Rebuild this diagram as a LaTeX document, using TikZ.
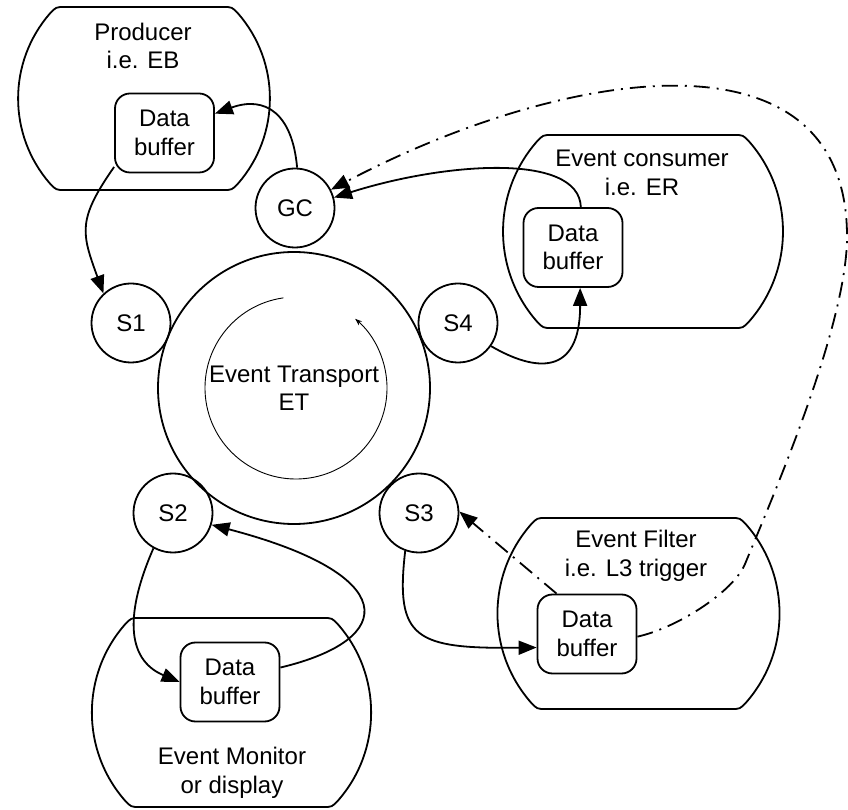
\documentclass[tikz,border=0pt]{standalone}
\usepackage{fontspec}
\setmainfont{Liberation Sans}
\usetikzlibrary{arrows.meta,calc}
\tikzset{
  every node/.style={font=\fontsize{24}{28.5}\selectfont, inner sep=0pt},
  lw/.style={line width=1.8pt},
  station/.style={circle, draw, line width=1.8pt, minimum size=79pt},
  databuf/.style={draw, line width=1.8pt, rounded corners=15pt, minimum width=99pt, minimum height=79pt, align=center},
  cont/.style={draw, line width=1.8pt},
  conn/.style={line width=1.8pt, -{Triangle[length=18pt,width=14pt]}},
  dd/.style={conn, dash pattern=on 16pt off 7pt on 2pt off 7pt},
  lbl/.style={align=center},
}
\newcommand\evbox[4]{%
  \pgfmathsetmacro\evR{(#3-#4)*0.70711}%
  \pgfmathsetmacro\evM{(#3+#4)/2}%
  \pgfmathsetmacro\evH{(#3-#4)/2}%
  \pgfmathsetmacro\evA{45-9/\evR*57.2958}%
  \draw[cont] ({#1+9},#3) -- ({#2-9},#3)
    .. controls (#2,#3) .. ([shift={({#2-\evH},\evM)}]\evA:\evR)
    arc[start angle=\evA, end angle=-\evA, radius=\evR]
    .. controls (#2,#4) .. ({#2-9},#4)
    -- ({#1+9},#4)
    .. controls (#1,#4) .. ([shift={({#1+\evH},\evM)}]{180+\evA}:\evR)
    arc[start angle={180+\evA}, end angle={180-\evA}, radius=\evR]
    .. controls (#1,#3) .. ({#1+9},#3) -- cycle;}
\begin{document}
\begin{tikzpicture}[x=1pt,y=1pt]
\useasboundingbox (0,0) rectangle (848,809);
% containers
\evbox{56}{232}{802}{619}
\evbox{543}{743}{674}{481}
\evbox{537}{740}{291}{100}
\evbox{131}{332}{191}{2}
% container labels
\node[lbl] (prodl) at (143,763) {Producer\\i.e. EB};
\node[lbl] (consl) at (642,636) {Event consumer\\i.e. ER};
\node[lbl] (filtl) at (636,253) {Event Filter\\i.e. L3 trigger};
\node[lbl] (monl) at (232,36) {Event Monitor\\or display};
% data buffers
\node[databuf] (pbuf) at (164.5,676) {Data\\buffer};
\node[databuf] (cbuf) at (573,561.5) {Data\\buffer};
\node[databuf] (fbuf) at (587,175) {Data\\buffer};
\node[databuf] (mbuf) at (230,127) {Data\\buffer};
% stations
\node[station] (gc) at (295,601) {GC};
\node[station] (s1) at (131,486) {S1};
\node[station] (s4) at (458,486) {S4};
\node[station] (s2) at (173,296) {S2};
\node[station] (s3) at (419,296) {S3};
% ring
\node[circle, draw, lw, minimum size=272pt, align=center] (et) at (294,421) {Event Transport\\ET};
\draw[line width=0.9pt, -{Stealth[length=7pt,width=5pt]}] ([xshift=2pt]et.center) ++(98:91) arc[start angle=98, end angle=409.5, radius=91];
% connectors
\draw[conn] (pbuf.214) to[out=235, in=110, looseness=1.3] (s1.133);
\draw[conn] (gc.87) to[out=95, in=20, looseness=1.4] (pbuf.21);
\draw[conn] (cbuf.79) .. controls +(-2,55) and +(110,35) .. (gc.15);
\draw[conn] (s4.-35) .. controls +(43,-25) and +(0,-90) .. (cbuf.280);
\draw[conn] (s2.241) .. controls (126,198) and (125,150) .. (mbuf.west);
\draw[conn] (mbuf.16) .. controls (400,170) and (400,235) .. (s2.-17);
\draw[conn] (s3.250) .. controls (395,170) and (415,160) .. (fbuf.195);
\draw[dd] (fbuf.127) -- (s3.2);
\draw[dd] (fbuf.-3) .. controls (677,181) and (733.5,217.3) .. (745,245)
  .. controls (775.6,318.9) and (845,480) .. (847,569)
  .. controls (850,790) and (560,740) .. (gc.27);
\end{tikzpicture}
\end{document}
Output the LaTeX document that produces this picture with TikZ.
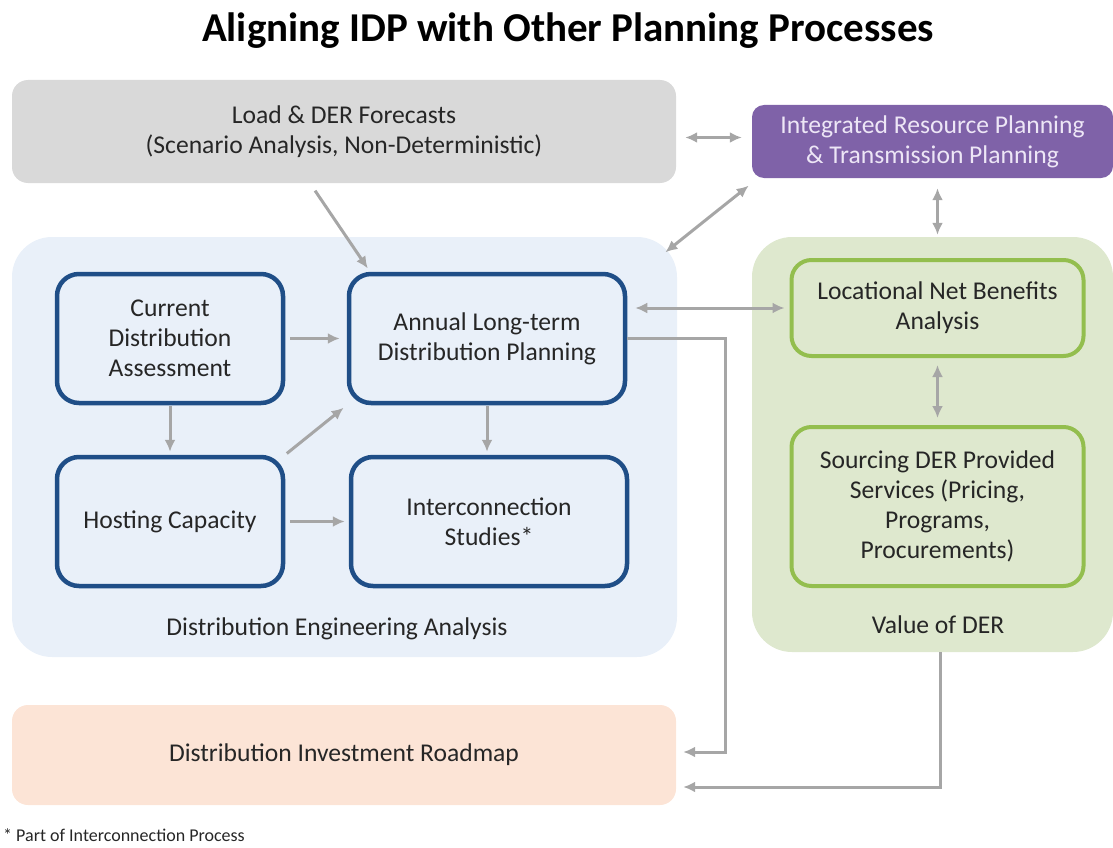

※ ※ ※

» **WHAT YOU SHOULD DO**: The pictures should not be reproduced; quote all of the other material exactly.

» **RESPONSE TO THE TASK**:
Rebuild this diagram as a LaTeX document, using TikZ.
\documentclass[tikz,border=0pt]{standalone}
\usepackage{fontspec}
\setmainfont{Liberation Sans}
\usetikzlibrary{arrows.meta,calc}
\tikzset{
  every node/.style={font=\fontsize{24}{28.5}\selectfont, inner sep=0pt},
  lw/.style={line width=1.8pt},
  station/.style={circle, draw, line width=1.8pt, minimum size=79pt},
  databuf/.style={draw, line width=1.8pt, rounded corners=15pt, minimum width=99pt, minimum height=79pt, align=center},
  cont/.style={draw, line width=1.8pt},
  conn/.style={line width=1.8pt, -{Triangle[length=18pt,width=14pt]}},
  dd/.style={conn, dash pattern=on 16pt off 7pt on 2pt off 7pt},
  lbl/.style={align=center},
}
\newcommand\evbox[4]{%
  \pgfmathsetmacro\evR{(#3-#4)*0.70711}%
  \pgfmathsetmacro\evM{(#3+#4)/2}%
  \pgfmathsetmacro\evH{(#3-#4)/2}%
  \pgfmathsetmacro\evA{45-9/\evR*57.2958}%
  \draw[cont] ({#1+9},#3) -- ({#2-9},#3)
    .. controls (#2,#3) .. ([shift={({#2-\evH},\evM)}]\evA:\evR)
    arc[start angle=\evA, end angle=-\evA, radius=\evR]
    .. controls (#2,#4) .. ({#2-9},#4)
    -- ({#1+9},#4)
    .. controls (#1,#4) .. ([shift={({#1+\evH},\evM)}]{180+\evA}:\evR)
    arc[start angle={180+\evA}, end angle={180-\evA}, radius=\evR]
    .. controls (#1,#3) .. ({#1+9},#3) -- cycle;}
\begin{document}
\begin{tikzpicture}[x=1pt,y=1pt]
\useasboundingbox (0,0) rectangle (848,809);
% containers
\evbox{56}{232}{802}{619}
\evbox{543}{743}{674}{481}
\evbox{537}{740}{291}{100}
\evbox{131}{332}{191}{2}
% container labels
\node[lbl] (prodl) at (143,763) {Producer\\i.e. EB};
\node[lbl] (consl) at (642,636) {Event consumer\\i.e. ER};
\node[lbl] (filtl) at (636,253) {Event Filter\\i.e. L3 trigger};
\node[lbl] (monl) at (232,36) {Event Monitor\\or display};
% data buffers
\node[databuf] (pbuf) at (164.5,676) {Data\\buffer};
\node[databuf] (cbuf) at (573,561.5) {Data\\buffer};
\node[databuf] (fbuf) at (587,175) {Data\\buffer};
\node[databuf] (mbuf) at (230,127) {Data\\buffer};
% stations
\node[station] (gc) at (295,601) {GC};
\node[station] (s1) at (131,486) {S1};
\node[station] (s4) at (458,486) {S4};
\node[station] (s2) at (173,296) {S2};
\node[station] (s3) at (419,296) {S3};
% ring
\node[circle, draw, lw, minimum size=272pt, align=center] (et) at (294,421) {Event Transport\\ET};
\draw[line width=0.9pt, -{Stealth[length=7pt,width=5pt]}] ([xshift=2pt]et.center) ++(98:91) arc[start angle=98, end angle=409.5, radius=91];
% connectors
\draw[conn] (pbuf.214) to[out=235, in=110, looseness=1.3] (s1.133);
\draw[conn] (gc.87) to[out=95, in=20, looseness=1.4] (pbuf.21);
\draw[conn] (cbuf.79) .. controls +(-2,55) and +(110,35) .. (gc.15);
\draw[conn] (s4.-35) .. controls +(43,-25) and +(0,-90) .. (cbuf.280);
\draw[conn] (s2.241) .. controls (126,198) and (125,150) .. (mbuf.west);
\draw[conn] (mbuf.16) .. controls (400,170) and (400,235) .. (s2.-17);
\draw[conn] (s3.250) .. controls (395,170) and (415,160) .. (fbuf.195);
\draw[dd] (fbuf.127) -- (s3.2);
\draw[dd] (fbuf.-3) .. controls (677,181) and (733.5,217.3) .. (745,245)
  .. controls (775.6,318.9) and (845,480) .. (847,569)
  .. controls (850,790) and (560,740) .. (gc.27);
\end{tikzpicture}
\end{document}
Output the LaTeX document that produces this picture with TikZ.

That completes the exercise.